Integration question: integral ( x^2 e^(x^2) ) dx

[jwpaine]

Today in a lab we went through a series of integrals, and we had to do each one and then identify the one which "we have not learned a technique for yet".

Number 5 was (if I can remember correctly): \(\displaystyle \int x^{2}e^{x^2}\)
I thought, "hey, maybe I can do integration by change of variables followed by integration by parts..."

I began by attempting a change of variables: \(\displaystyle u = x^2, \frac{d}{u}dx = 2x, \frac{1}{2}du = xdx\)

Now, since I had an x in du, than \(\displaystyle \sqrt{u}du = x^2\)

so I got \(\displaystyle \frac{1}{2}\int \sqrt{u} \cdot e^{u}du\)

Now, at this point, if I did integration by parts, I would not be able to get \(\displaystyle \frac{d^{n}}{du}\sqrt{u}\) to equal one, for any integration by parts, n times.

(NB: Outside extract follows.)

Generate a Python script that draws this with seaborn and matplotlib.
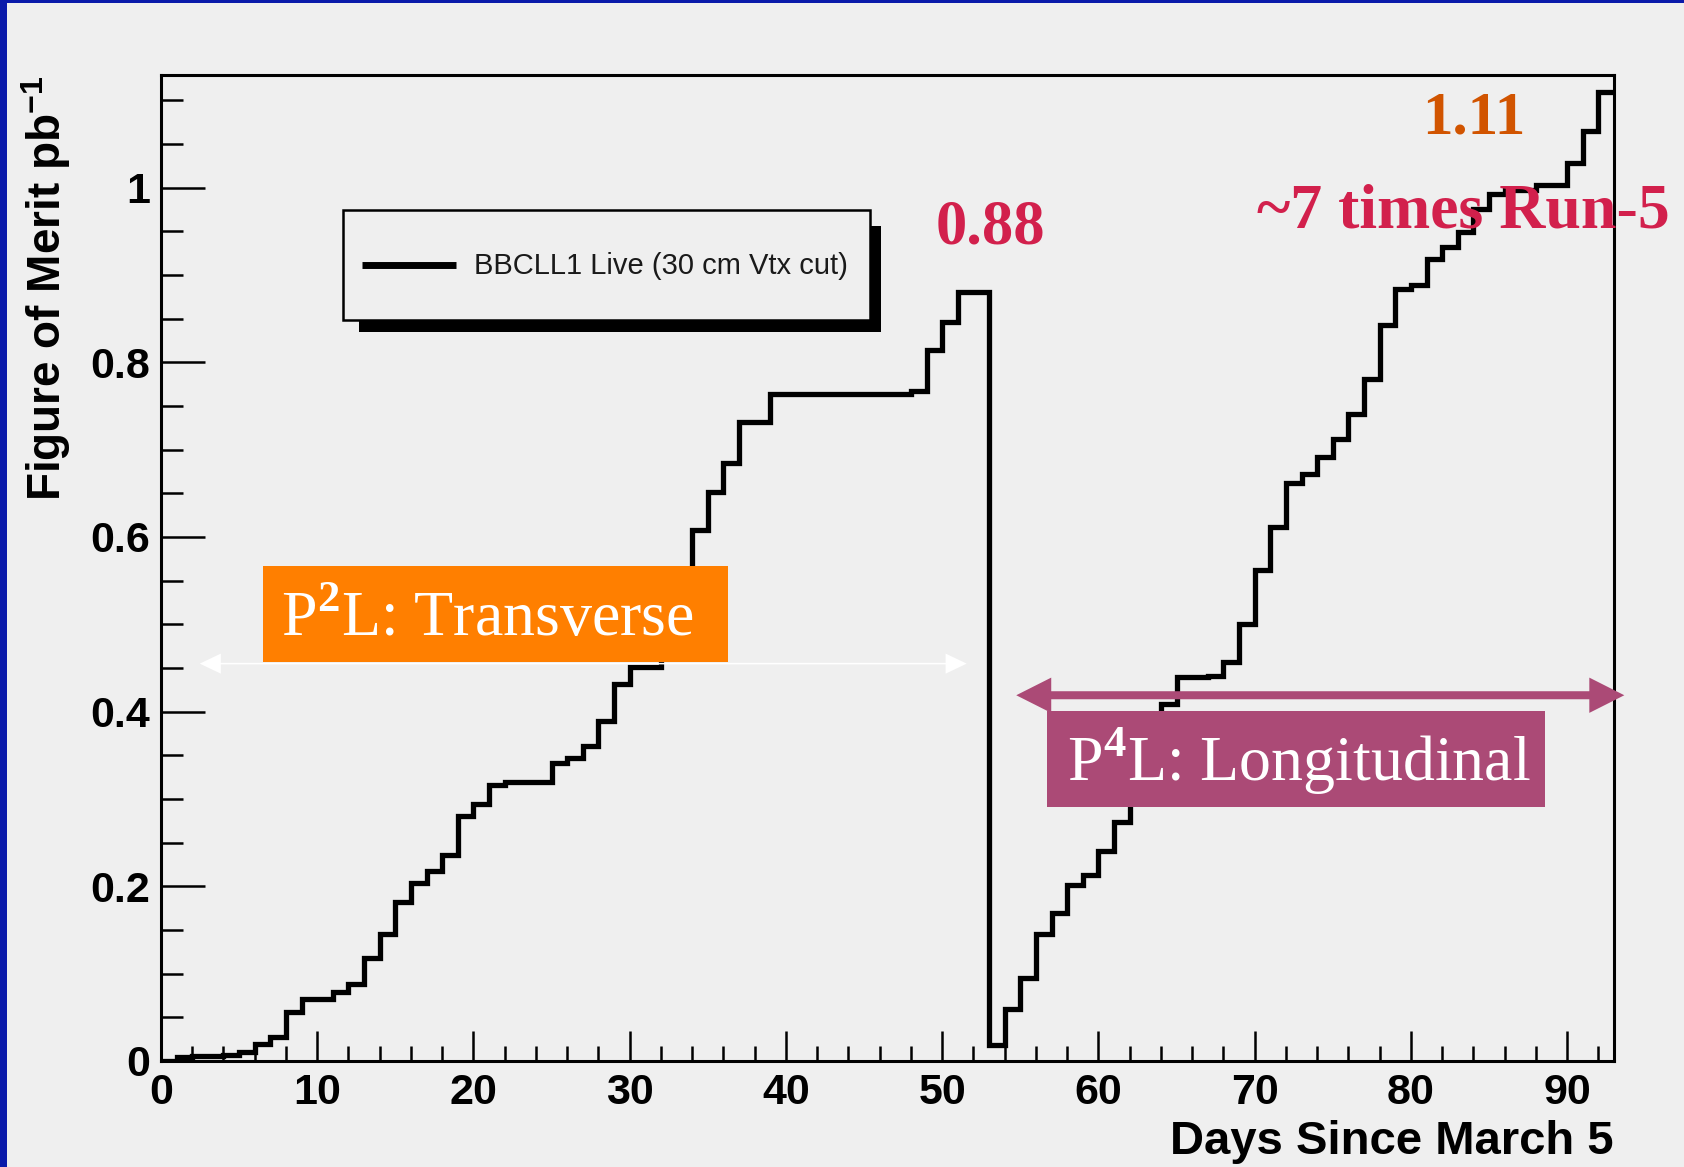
import numpy as np
import pandas as pd
import matplotlib
matplotlib.use("Agg")
import matplotlib.pyplot as plt
import seaborn as sns
from matplotlib.patches import Rectangle, Polygon
from matplotlib.lines import Line2D
from matplotlib.ticker import MultipleLocator

# Daily cumulative figure of merit (pb^-1), one bin per day since March 5
transverse_fom = [
    0.000, 0.005, 0.006, 0.006, 0.007, 0.010, 0.020, 0.028, 0.056, 0.071,
    0.071, 0.079, 0.088, 0.118, 0.145, 0.182, 0.204, 0.217, 0.236, 0.280,
    0.294, 0.316, 0.320, 0.320, 0.320, 0.341, 0.347, 0.361, 0.389, 0.432,
    0.451, 0.451, 0.500, 0.550, 0.608, 0.651, 0.685, 0.732, 0.732, 0.764,
    0.764, 0.764, 0.764, 0.764, 0.764, 0.764, 0.764, 0.764, 0.767, 0.814,
    0.846, 0.880, 0.880,
]
longitudinal_fom = [
    0.018, 0.059, 0.095, 0.145, 0.169, 0.201, 0.213, 0.241, 0.274, 0.320,
    0.370, 0.409, 0.440, 0.440, 0.441, 0.457, 0.500, 0.562, 0.612, 0.662,
    0.672, 0.692, 0.712, 0.741, 0.781, 0.843, 0.884, 0.889, 0.918, 0.932,
    0.949, 0.976, 0.993, 0.997, 0.997, 1.003, 1.003, 1.028, 1.065, 1.110,
]
fom = transverse_fom + longitudinal_fom
days = np.arange(len(fom))

x_ticks = [0, 10, 20, 30, 40, 50, 60, 70, 80, 90]
x_tick_labels = ["0", "10", "20", "30", "40", "50", "60", "70", "80", "90"]
y_ticks = [0.0, 0.2, 0.4, 0.6, 0.8, 1.0]
y_tick_labels = ["0", "0.2", "0.4", "0.6", "0.8", "1"]

series_label = "BBCLL1 Live (30 cm Vtx cut)"
peak_label = "0.88"
final_label = "1.11"
ratio_label = "~7 times Run-5"

BG = "#efefef"
BLUE = "#0a1aaa"
CRIMSON = "#d2204c"
BURNT = "#d15400"
ORANGE = "#ff7f00"
PLUM = "#ab4a76"

plt.rcParams["font.family"] = ["Liberation Sans", "DejaVu Sans"]
plt.rcParams["font.weight"] = "bold"
plt.rcParams["mathtext.fontset"] = "custom"
plt.rcParams["mathtext.rm"] = "Liberation Serif"
plt.rcParams["mathtext.bf"] = "Liberation Sans:bold"
plt.rcParams["lines.solid_joinstyle"] = "miter"

W, H = 1684, 1167
fig = plt.figure(figsize=(W / 100, H / 100), dpi=100, facecolor=BG)
ax = fig.add_axes([161 / W, 1 - 1061 / H, (1614 - 161) / W, (1061 - 75) / H])
ax.set_facecolor(BG)

df = pd.DataFrame({"day": days + 0.5, "fom": fom})
bin_edges = list(range(0, len(fom) + 1))
sns.histplot(data=df, x="day", weights="fom", bins=bin_edges,
             element="step", fill=False, color="black", linewidth=3.8,
             ax=ax, zorder=2)

ax.set_xlim(0, 93)
ax.set_ylim(0, 1.129)

ax.set_xticks(x_ticks)
ax.set_xticklabels(x_tick_labels)
ax.set_yticks(y_ticks)
ax.set_yticklabels(y_tick_labels)
ax.xaxis.set_minor_locator(MultipleLocator(2))
ax.yaxis.set_minor_locator(MultipleLocator(0.05))
ax.tick_params(which="both", direction="in", top=False, right=False, color="black")
ax.tick_params(axis="x", which="major", length=21.6, width=1.8, pad=9, labelsize=31)
ax.tick_params(axis="x", which="minor", length=10.8, width=1.8)
ax.tick_params(axis="y", which="major", length=31.7, width=1.8, pad=8, labelsize=31)
ax.tick_params(axis="y", which="minor", length=15.8, width=1.8)
for lab in ax.get_xticklabels() + ax.get_yticklabels():
    lab.set_fontweight("bold")
for sp in ax.spines.values():
    sp.set_linewidth(2.2)
    sp.set_color("black")

ax.set_xlabel("Days Since March 5", loc="right", fontsize=34, fontweight="bold")
ax.xaxis.set_label_coords(1.0, -0.060)
ax.set_ylabel(r"Figure of Merit pb$^{\mathbf{-1}}$", loc="top", fontsize=33,
              fontweight="bold")
ax.yaxis.set_label_coords(-0.0606, 1.0)


def fig_xy(x, y):
    return x / W, 1 - y / H


# legend box with drop shadow
shadow = Rectangle(fig_xy(359, 332), (881 - 359) / W, (332 - 226) / H,
                   transform=fig.transFigure, facecolor="black",
                   edgecolor="none", zorder=5)
frame = Rectangle(fig_xy(343, 320), (870 - 343) / W, (320 - 210) / H,
                  transform=fig.transFigure, facecolor=BG, edgecolor="black",
                  linewidth=1.8, zorder=6)
fig.add_artist(shadow)
fig.add_artist(frame)
hx0, hy = fig_xy(362, 265)
hx1, _ = fig_xy(456, 265)
fig.add_artist(Line2D([hx0, hx1], [hy, hy], color="black", linewidth=5,
                      solid_capstyle="butt", transform=fig.transFigure, zorder=7))
tx, ty = fig_xy(474, 266)
fig.text(tx, ty, series_label, fontsize=21, fontweight="normal", color="#1a1a1a",
         ha="left", va="center", zorder=7)


def double_arrow(x0, x1, y, shaft, head_w, head_l, color, zorder):
    """Horizontal two-headed arrow outline in data units."""
    s, h = shaft / 2, head_w / 2
    verts = [
        (x0, y), (x0 + head_l, y + h), (x0 + head_l, y + s),
        (x1 - head_l, y + s), (x1 - head_l, y + h), (x1, y),
        (x1 - head_l, y - h), (x1 - head_l, y - s),
        (x0 + head_l, y - s), (x0 + head_l, y - h),
    ]
    ax.add_patch(Polygon(verts, closed=True, facecolor=color,
                         edgecolor="none", zorder=zorder, clip_on=False))


# run period arrows
double_arrow(2.48, 51.57, 0.455, 0.0018, 0.023, 1.35, "white", 3)
double_arrow(54.74, 93.66, 0.4188, 0.0092, 0.0404, 2.24, PLUM, 4)

# period boxes
ax.add_patch(Rectangle((6.53, 0.4565), 36.31 - 6.53, 0.5663 - 0.4565,
                       facecolor=ORANGE, edgecolor="none", zorder=4))
ax.text(7.68, 0.487, r"P$^{2}$L: Transverse", color="white", fontsize=46,
        family="Liberation Serif", fontweight="normal", ha="left",
        va="baseline", zorder=5)
ax.add_patch(Rectangle((56.74, 0.2912), 88.56 - 56.74, 0.4002 - 0.2912,
                       facecolor=PLUM, edgecolor="none", zorder=4))
ax.text(57.97, 0.321, r"P$^{4}$L: Longitudinal", color="white", fontsize=46,
        family="Liberation Serif", fontweight="normal", ha="left",
        va="baseline", zorder=5)

# value annotations
ax.text(53.1, 0.936, peak_label, color=CRIMSON, fontsize=45, fontweight="bold",
        family="Liberation Serif", ha="center", va="baseline", zorder=6)
ax.text(84.05, 1.062, final_label, color=BURNT, fontsize=44, fontweight="bold",
        family="Liberation Serif", ha="center", va="baseline", zorder=6)
ax.text(70.15, 0.954, ratio_label, color=CRIMSON, fontsize=46, fontweight="bold",
        family="Liberation Serif", ha="left", va="baseline", zorder=6,
        clip_on=False)

# slide border
fig.add_artist(Rectangle((0, 0), 7 / W, 1, transform=fig.transFigure,
                         facecolor=BLUE, edgecolor="none", zorder=10))
fig.add_artist(Rectangle((0, 1 - 3 / H), 1, 3 / H, transform=fig.transFigure,
                         facecolor=BLUE, edgecolor="none", zorder=10))

fig.savefig("out.png", dpi=100, facecolor=BG)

How else could I find an antiderivitive for this indefinite integral? Was I on the right track? Does this require integration by trig?

 

[galactus]

Re: Integration question

Actually, JW, that integral is not easily done by elementary means. It can be done, but not with methods you've been exposed to. Are you sure you have the correct one?.

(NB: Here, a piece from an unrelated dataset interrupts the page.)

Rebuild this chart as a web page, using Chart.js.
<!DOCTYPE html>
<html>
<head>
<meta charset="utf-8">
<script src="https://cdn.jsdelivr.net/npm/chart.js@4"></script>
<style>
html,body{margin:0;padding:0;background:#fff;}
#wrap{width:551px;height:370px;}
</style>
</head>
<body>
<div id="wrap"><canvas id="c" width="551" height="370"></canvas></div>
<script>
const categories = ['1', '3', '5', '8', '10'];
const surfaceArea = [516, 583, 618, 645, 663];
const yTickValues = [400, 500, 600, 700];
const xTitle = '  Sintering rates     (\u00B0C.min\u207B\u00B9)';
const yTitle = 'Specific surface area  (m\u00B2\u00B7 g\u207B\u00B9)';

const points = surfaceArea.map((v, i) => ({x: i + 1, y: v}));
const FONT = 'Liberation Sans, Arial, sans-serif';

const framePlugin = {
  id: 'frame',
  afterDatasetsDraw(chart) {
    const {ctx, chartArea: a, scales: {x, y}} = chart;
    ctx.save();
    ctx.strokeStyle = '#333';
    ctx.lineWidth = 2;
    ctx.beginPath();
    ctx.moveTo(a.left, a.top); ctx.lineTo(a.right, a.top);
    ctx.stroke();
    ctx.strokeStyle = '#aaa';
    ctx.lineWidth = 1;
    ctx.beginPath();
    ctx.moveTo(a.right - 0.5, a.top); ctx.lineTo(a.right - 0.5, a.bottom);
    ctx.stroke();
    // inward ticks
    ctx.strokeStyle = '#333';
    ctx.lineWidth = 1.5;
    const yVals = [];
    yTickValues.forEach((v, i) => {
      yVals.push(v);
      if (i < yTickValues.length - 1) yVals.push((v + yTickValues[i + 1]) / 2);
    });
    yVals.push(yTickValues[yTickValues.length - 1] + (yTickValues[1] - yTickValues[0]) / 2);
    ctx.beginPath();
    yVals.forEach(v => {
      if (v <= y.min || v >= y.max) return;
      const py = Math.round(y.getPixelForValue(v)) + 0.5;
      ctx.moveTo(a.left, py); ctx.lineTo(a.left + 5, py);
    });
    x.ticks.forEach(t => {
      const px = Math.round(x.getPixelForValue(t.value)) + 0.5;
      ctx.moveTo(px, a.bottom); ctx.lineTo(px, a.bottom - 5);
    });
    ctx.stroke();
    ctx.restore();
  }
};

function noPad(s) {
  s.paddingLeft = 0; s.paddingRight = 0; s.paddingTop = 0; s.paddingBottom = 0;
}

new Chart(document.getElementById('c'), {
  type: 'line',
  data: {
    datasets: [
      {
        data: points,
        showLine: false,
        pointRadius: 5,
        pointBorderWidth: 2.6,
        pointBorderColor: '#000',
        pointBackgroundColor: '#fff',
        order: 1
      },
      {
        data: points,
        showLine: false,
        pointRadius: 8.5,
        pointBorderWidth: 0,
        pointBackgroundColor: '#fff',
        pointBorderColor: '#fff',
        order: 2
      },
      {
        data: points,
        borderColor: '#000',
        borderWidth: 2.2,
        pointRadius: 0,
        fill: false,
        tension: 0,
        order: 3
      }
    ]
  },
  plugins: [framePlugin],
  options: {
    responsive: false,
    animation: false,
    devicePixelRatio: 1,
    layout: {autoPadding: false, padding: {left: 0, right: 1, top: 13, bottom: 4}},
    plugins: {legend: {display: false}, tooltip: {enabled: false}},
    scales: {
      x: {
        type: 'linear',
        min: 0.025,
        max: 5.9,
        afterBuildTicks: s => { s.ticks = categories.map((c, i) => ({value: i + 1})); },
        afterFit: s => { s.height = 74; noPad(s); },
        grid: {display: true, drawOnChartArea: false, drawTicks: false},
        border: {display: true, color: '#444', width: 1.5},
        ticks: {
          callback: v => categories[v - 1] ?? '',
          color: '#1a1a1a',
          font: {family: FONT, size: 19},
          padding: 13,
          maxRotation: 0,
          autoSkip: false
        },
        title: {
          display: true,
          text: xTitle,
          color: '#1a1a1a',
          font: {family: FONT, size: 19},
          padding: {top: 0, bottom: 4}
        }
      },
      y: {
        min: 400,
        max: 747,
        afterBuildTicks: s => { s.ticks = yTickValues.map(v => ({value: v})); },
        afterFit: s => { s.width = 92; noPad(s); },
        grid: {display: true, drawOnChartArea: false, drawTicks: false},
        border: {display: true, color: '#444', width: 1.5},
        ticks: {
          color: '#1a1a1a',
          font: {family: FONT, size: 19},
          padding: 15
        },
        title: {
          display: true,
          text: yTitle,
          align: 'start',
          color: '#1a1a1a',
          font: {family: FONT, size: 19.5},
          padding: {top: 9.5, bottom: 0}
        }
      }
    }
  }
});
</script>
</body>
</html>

If it were \(\displaystyle \int{x^{2}e^{x}}dx\), then that's another matter. That can be easily done with parts.

Take note that the gamma function is: \(\displaystyle {\Gamma}(3)=\int_{0}^{\infty}x^{2}e^{-x}dx\)

Your integral works out to something like:

\(\displaystyle \frac{x}{2}e^{x^{2}}+\frac{1}{4}i\sqrt{\pi}*erf(ix)}\)

where 'erf' is the error function.

I told you it was ugly as is.

 

[stapel]

Number 5 was (if I can remember correctly): \(\displaystyle \int x^{2}e^{x^2}\)

The results from The Integrator agree with the previous reply:

. . . . .\(\displaystyle \frac{1}{4}\, \left(2e^{(x^2)}\, x\, -\, \sqrt{\pi}\, \mbox{erfi} (x)\right)\)

...where "erfi(x)" is the "imaginary error function". :shock:

Eliz.